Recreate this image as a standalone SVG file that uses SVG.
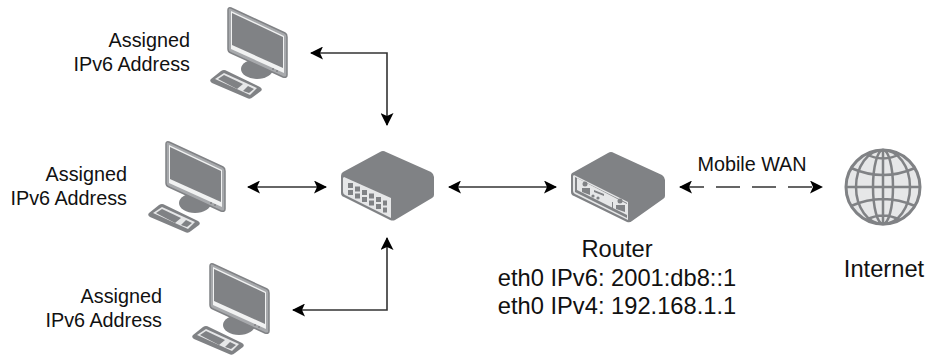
<svg xmlns="http://www.w3.org/2000/svg" width="927" height="356" viewBox="0 0 927 356">
<style>
text{font-family:"Liberation Sans",Arial,sans-serif;fill:#111}
.lbl{font-size:19.8px;text-anchor:end}
.big{font-size:23.7px;text-anchor:middle}
.c{fill:none;stroke:#333;stroke-width:1.6}
.d{fill:#808285}
.l{fill:#e6e7e8}
.o{fill:none;stroke:#808285;stroke-linejoin:round}
</style>
<defs>
<marker id="a" viewBox="0 0 13 13" refX="12" refY="6.5" markerWidth="13" markerHeight="13" markerUnits="userSpaceOnUse" orient="auto-start-reverse"><path d="M0 0 13 6.500 0 13 3 6.500Z" fill="#000"/></marker>
<g id="pc">
<ellipse class="d" cx="257" cy="69" rx="16" ry="10"/>
<path d="M231 8 285 33Q287 34 287 37V75Q287 78 283 77L231 53Q228 52 228 49V10Q228 7 231 8Z" fill="#a7a9ac" stroke="#808285" stroke-width="1.500" stroke-linejoin="round"/>
<path d="M231 11 284 36V73L231 49Z" fill="#f1f2f2"/>
<path d="M232 13 283 37V68L232 45Z" class="d"/>
<path d="M211 79 221 71Q224 69 227 71L260 87Q263 89 261 91L253 97Q250 100 247 98L212 83Q209 81 211 79Z" class="d"/>
<path d="M215 79 224 73 257 88 250 95Z" class="l"/>
<path d="M218 79 224 75 243 84 237 89Z" class="d"/>
<path d="M243 91 248 86 254 89 249 93Z" class="d"/>
<circle cx="273" cy="69" r="1" class="d"/><circle cx="277" cy="71" r="1" class="d"/>
</g>
</defs>
<g id="connectors">
<path class="c" d="M311 53H387V125" marker-start="url(#a)" marker-end="url(#a)"/>
<path class="c" d="M248 187H326" marker-start="url(#a)" marker-end="url(#a)"/>
<path class="c" d="M293 310H387V238" marker-start="url(#a)" marker-end="url(#a)"/>
<path class="c" d="M449 187H556" marker-start="url(#a)" marker-end="url(#a)"/>
<path class="c" d="M680 187H822" stroke-dasharray="24 12" marker-start="url(#a)" marker-end="url(#a)"/>
</g>
<g id="pc1"><use href="#pc"/><text class="lbl" x="190" y="47">Assigned</text><text class="lbl" x="190" y="71">IPv6 Address</text></g>
<g id="pc2"><use href="#pc" x="-62" y="134"/><text class="lbl" x="127" y="181">Assigned</text><text class="lbl" x="127" y="205">IPv6 Address</text></g>
<g id="pc3"><use href="#pc" x="-18" y="256"/><text class="lbl" x="162" y="303">Assigned</text><text class="lbl" x="162" y="327">IPv6 Address</text></g>
<g id="switch">
<path class="d" d="M343 172 380 152Q383 150 386 152L431 172Q434 174 434 177V195Q434 197 432 198L395 220Q393 221 390 220L344 197Q341 196 341 193V176Q341 173 343 172Z"/>
<path class="l" d="M344 177 391 198V218L345 195Q343 194 343 192V178Z"/>
<g class="d"><rect x="348" y="183" width="5" height="5"/><rect x="355" y="186.500" width="5" height="5"/><rect x="362" y="190" width="5" height="5"/><rect x="369" y="193.500" width="5" height="5"/><rect x="376" y="197" width="5" height="5"/><rect x="383" y="200.500" width="4" height="5"/><rect x="348" y="190" width="5" height="5"/><rect x="355" y="193.500" width="5" height="5"/><rect x="362" y="197" width="5" height="5"/><rect x="369" y="200.500" width="5" height="5"/><rect x="376" y="204" width="5" height="5"/><rect x="383" y="207.500" width="4" height="5"/></g>
</g>
<g id="router">
<path class="d" d="M574 172 608 153Q611 151 614 153L662 175Q665 177 665 180V196Q665 198 663 199L632 221Q630 223 627 222L574 196Q571 195 571 192V175Q571 173 574 172Z"/>
<path class="l" d="M574 175 628 202V220L575 194Q573 193 573 191V176Z"/>
<path class="d" d="M575 177 627 203V218L575 192Z"/>
<path class="l" d="M577 178 627 204V215L577 190Z"/>
<g class="d"><circle cx="585" cy="184" r="2.500"/><path d="M582 188H590V195L582 192Z"/><circle cx="620" cy="201" r="2.500"/><path d="M616 205H625V212L616 209Z"/><path d="M594 190 604 194V196L594 192Z"/><circle cx="593" cy="196" r="1.600"/><circle cx="598" cy="198" r="1.600"/><rect x="612" y="202" width="1" height="8"/></g>
</g>
<g id="internet">
<circle cx="883" cy="187" r="37" fill="#e6e7e8" stroke="#808285" stroke-width="3"/>
<g class="o" stroke-width="2.500">
<ellipse cx="883" cy="187" rx="10" ry="37"/>
<ellipse cx="883" cy="187" rx="27" ry="37"/>
<path d="M883 150V224M846 187H920M851 168Q883 182 915 168M851 206Q883 192 915 206M866 154Q883 163 900 154M866 220Q883 211 900 220"/>
</g>
</g>
<g id="router-label"><text class="big" x="617" y="257">Router</text><text class="big" x="617" y="286">eth0 IPv6: 2001:db8::1</text><text class="big" x="617" y="314">eth0 IPv4: 192.168.1.1</text></g>
<g id="internet-label"><text class="big" x="884" y="277">Internet</text></g>
<g id="wan-label"><text x="752" y="171" style="font-size:19.8px;text-anchor:middle">Mobile WAN</text></g>
</svg>
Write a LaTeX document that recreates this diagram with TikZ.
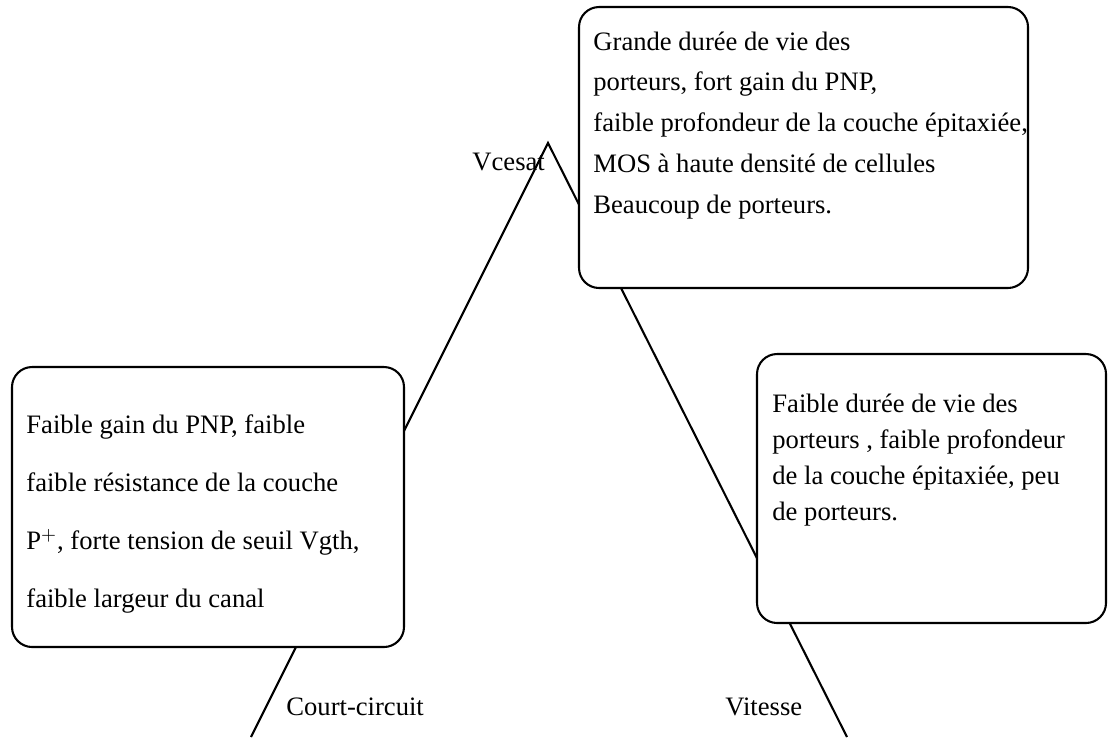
\documentclass[tikz,border=0pt]{standalone}
\usepackage{fontspec}
\setmainfont{Liberation Serif}
\usetikzlibrary{positioning,fit}

\begin{document}
\begin{tikzpicture}[x=0.0169cm,y=-0.0169cm,
  box/.style={draw,line width=1pt,rounded corners=0.34cm,fill=white,inner sep=0pt},
  txt/.style={anchor=base west,align=left,inner sep=0pt},
  lbl/.style={anchor=base west,inner sep=0pt,font=\fontsize{12.8}{15}\selectfont}]
 \useasboundingbox (0,0) rectangle (1108,737);
 % the two sides of the triangle
 \coordinate (apex) at (548,143);
 \coordinate (cc) at (251,737);
 \coordinate (vit) at (847,737);
 \draw[line width=1pt] (cc) -- (apex) -- (vit);
 % boxes laid over the sides (text placed by its last baseline)
 \node[box,fit={(579,7) (1028,288)}] (top) {};
 \node[box,fit={(12,367) (404,647)}] (left) {};
 \node[box,fit={(757,354) (1106,623)}] (right) {};
 \node[txt,font=\fontsize{12.8}{19.6}\selectfont] (toptxt) at (593,213)
   {Grande durée de vie des\\porteurs, fort gain du PNP,\\faible profondeur de la couche épitaxiée,\\MOS à haute densité de cellules\\Beaucoup de porteurs.};
 \node[txt,font=\fontsize{12.8}{27.8}\selectfont] (lefttxt) at (26,607)
   {Faible gain du PNP, faible\\faible résistance de la couche\\P$^{+}$, forte tension de seuil Vgth,\\faible largeur du canal};
 \node[txt,font=\fontsize{12.8}{17.3}\selectfont] (righttxt) at (772,520)
   {Faible durée de vie des\\porteurs , faible profondeur\\de la couche épitaxiée, peu\\de porteurs.};
 % corner labels
 \node[lbl] (vcesat) at (472,170) {Vcesat};
 \node[lbl] (court) at (286,715) {Court-circuit};
 \node[lbl] (vitesse) at (725,715) {Vitesse};
\end{tikzpicture}
\end{document}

▶ [EXERCISE OBJECTIVE]: Omit the pictures. Transcribe every record exactly.

▶ [RESULT OF THIS EXERCISE]:
Recreate this image as a standalone SVG file that uses SVG.
<svg xmlns="http://www.w3.org/2000/svg" width="927" height="356" viewBox="0 0 927 356">
<style>
text{font-family:"Liberation Sans",Arial,sans-serif;fill:#111}
.lbl{font-size:19.8px;text-anchor:end}
.big{font-size:23.7px;text-anchor:middle}
.c{fill:none;stroke:#333;stroke-width:1.6}
.d{fill:#808285}
.l{fill:#e6e7e8}
.o{fill:none;stroke:#808285;stroke-linejoin:round}
</style>
<defs>
<marker id="a" viewBox="0 0 13 13" refX="12" refY="6.5" markerWidth="13" markerHeight="13" markerUnits="userSpaceOnUse" orient="auto-start-reverse"><path d="M0 0 13 6.500 0 13 3 6.500Z" fill="#000"/></marker>
<g id="pc">
<ellipse class="d" cx="257" cy="69" rx="16" ry="10"/>
<path d="M231 8 285 33Q287 34 287 37V75Q287 78 283 77L231 53Q228 52 228 49V10Q228 7 231 8Z" fill="#a7a9ac" stroke="#808285" stroke-width="1.500" stroke-linejoin="round"/>
<path d="M231 11 284 36V73L231 49Z" fill="#f1f2f2"/>
<path d="M232 13 283 37V68L232 45Z" class="d"/>
<path d="M211 79 221 71Q224 69 227 71L260 87Q263 89 261 91L253 97Q250 100 247 98L212 83Q209 81 211 79Z" class="d"/>
<path d="M215 79 224 73 257 88 250 95Z" class="l"/>
<path d="M218 79 224 75 243 84 237 89Z" class="d"/>
<path d="M243 91 248 86 254 89 249 93Z" class="d"/>
<circle cx="273" cy="69" r="1" class="d"/><circle cx="277" cy="71" r="1" class="d"/>
</g>
</defs>
<g id="connectors">
<path class="c" d="M311 53H387V125" marker-start="url(#a)" marker-end="url(#a)"/>
<path class="c" d="M248 187H326" marker-start="url(#a)" marker-end="url(#a)"/>
<path class="c" d="M293 310H387V238" marker-start="url(#a)" marker-end="url(#a)"/>
<path class="c" d="M449 187H556" marker-start="url(#a)" marker-end="url(#a)"/>
<path class="c" d="M680 187H822" stroke-dasharray="24 12" marker-start="url(#a)" marker-end="url(#a)"/>
</g>
<g id="pc1"><use href="#pc"/><text class="lbl" x="190" y="47">Assigned</text><text class="lbl" x="190" y="71">IPv6 Address</text></g>
<g id="pc2"><use href="#pc" x="-62" y="134"/><text class="lbl" x="127" y="181">Assigned</text><text class="lbl" x="127" y="205">IPv6 Address</text></g>
<g id="pc3"><use href="#pc" x="-18" y="256"/><text class="lbl" x="162" y="303">Assigned</text><text class="lbl" x="162" y="327">IPv6 Address</text></g>
<g id="switch">
<path class="d" d="M343 172 380 152Q383 150 386 152L431 172Q434 174 434 177V195Q434 197 432 198L395 220Q393 221 390 220L344 197Q341 196 341 193V176Q341 173 343 172Z"/>
<path class="l" d="M344 177 391 198V218L345 195Q343 194 343 192V178Z"/>
<g class="d"><rect x="348" y="183" width="5" height="5"/><rect x="355" y="186.500" width="5" height="5"/><rect x="362" y="190" width="5" height="5"/><rect x="369" y="193.500" width="5" height="5"/><rect x="376" y="197" width="5" height="5"/><rect x="383" y="200.500" width="4" height="5"/><rect x="348" y="190" width="5" height="5"/><rect x="355" y="193.500" width="5" height="5"/><rect x="362" y="197" width="5" height="5"/><rect x="369" y="200.500" width="5" height="5"/><rect x="376" y="204" width="5" height="5"/><rect x="383" y="207.500" width="4" height="5"/></g>
</g>
<g id="router">
<path class="d" d="M574 172 608 153Q611 151 614 153L662 175Q665 177 665 180V196Q665 198 663 199L632 221Q630 223 627 222L574 196Q571 195 571 192V175Q571 173 574 172Z"/>
<path class="l" d="M574 175 628 202V220L575 194Q573 193 573 191V176Z"/>
<path class="d" d="M575 177 627 203V218L575 192Z"/>
<path class="l" d="M577 178 627 204V215L577 190Z"/>
<g class="d"><circle cx="585" cy="184" r="2.500"/><path d="M582 188H590V195L582 192Z"/><circle cx="620" cy="201" r="2.500"/><path d="M616 205H625V212L616 209Z"/><path d="M594 190 604 194V196L594 192Z"/><circle cx="593" cy="196" r="1.600"/><circle cx="598" cy="198" r="1.600"/><rect x="612" y="202" width="1" height="8"/></g>
</g>
<g id="internet">
<circle cx="883" cy="187" r="37" fill="#e6e7e8" stroke="#808285" stroke-width="3"/>
<g class="o" stroke-width="2.500">
<ellipse cx="883" cy="187" rx="10" ry="37"/>
<ellipse cx="883" cy="187" rx="27" ry="37"/>
<path d="M883 150V224M846 187H920M851 168Q883 182 915 168M851 206Q883 192 915 206M866 154Q883 163 900 154M866 220Q883 211 900 220"/>
</g>
</g>
<g id="router-label"><text class="big" x="617" y="257">Router</text><text class="big" x="617" y="286">eth0 IPv6: 2001:db8::1</text><text class="big" x="617" y="314">eth0 IPv4: 192.168.1.1</text></g>
<g id="internet-label"><text class="big" x="884" y="277">Internet</text></g>
<g id="wan-label"><text x="752" y="171" style="font-size:19.8px;text-anchor:middle">Mobile WAN</text></g>
</svg>
Write a LaTeX document that recreates this diagram with TikZ.
\documentclass[tikz,border=0pt]{standalone}
\usepackage{fontspec}
\setmainfont{Liberation Serif}
\usetikzlibrary{positioning,fit}

\begin{document}
\begin{tikzpicture}[x=0.0169cm,y=-0.0169cm,
  box/.style={draw,line width=1pt,rounded corners=0.34cm,fill=white,inner sep=0pt},
  txt/.style={anchor=base west,align=left,inner sep=0pt},
  lbl/.style={anchor=base west,inner sep=0pt,font=\fontsize{12.8}{15}\selectfont}]
 \useasboundingbox (0,0) rectangle (1108,737);
 % the two sides of the triangle
 \coordinate (apex) at (548,143);
 \coordinate (cc) at (251,737);
 \coordinate (vit) at (847,737);
 \draw[line width=1pt] (cc) -- (apex) -- (vit);
 % boxes laid over the sides (text placed by its last baseline)
 \node[box,fit={(579,7) (1028,288)}] (top) {};
 \node[box,fit={(12,367) (404,647)}] (left) {};
 \node[box,fit={(757,354) (1106,623)}] (right) {};
 \node[txt,font=\fontsize{12.8}{19.6}\selectfont] (toptxt) at (593,213)
   {Grande durée de vie des\\porteurs, fort gain du PNP,\\faible profondeur de la couche épitaxiée,\\MOS à haute densité de cellules\\Beaucoup de porteurs.};
 \node[txt,font=\fontsize{12.8}{27.8}\selectfont] (lefttxt) at (26,607)
   {Faible gain du PNP, faible\\faible résistance de la couche\\P$^{+}$, forte tension de seuil Vgth,\\faible largeur du canal};
 \node[txt,font=\fontsize{12.8}{17.3}\selectfont] (righttxt) at (772,520)
   {Faible durée de vie des\\porteurs , faible profondeur\\de la couche épitaxiée, peu\\de porteurs.};
 % corner labels
 \node[lbl] (vcesat) at (472,170) {Vcesat};
 \node[lbl] (court) at (286,715) {Court-circuit};
 \node[lbl] (vitesse) at (725,715) {Vitesse};
\end{tikzpicture}
\end{document}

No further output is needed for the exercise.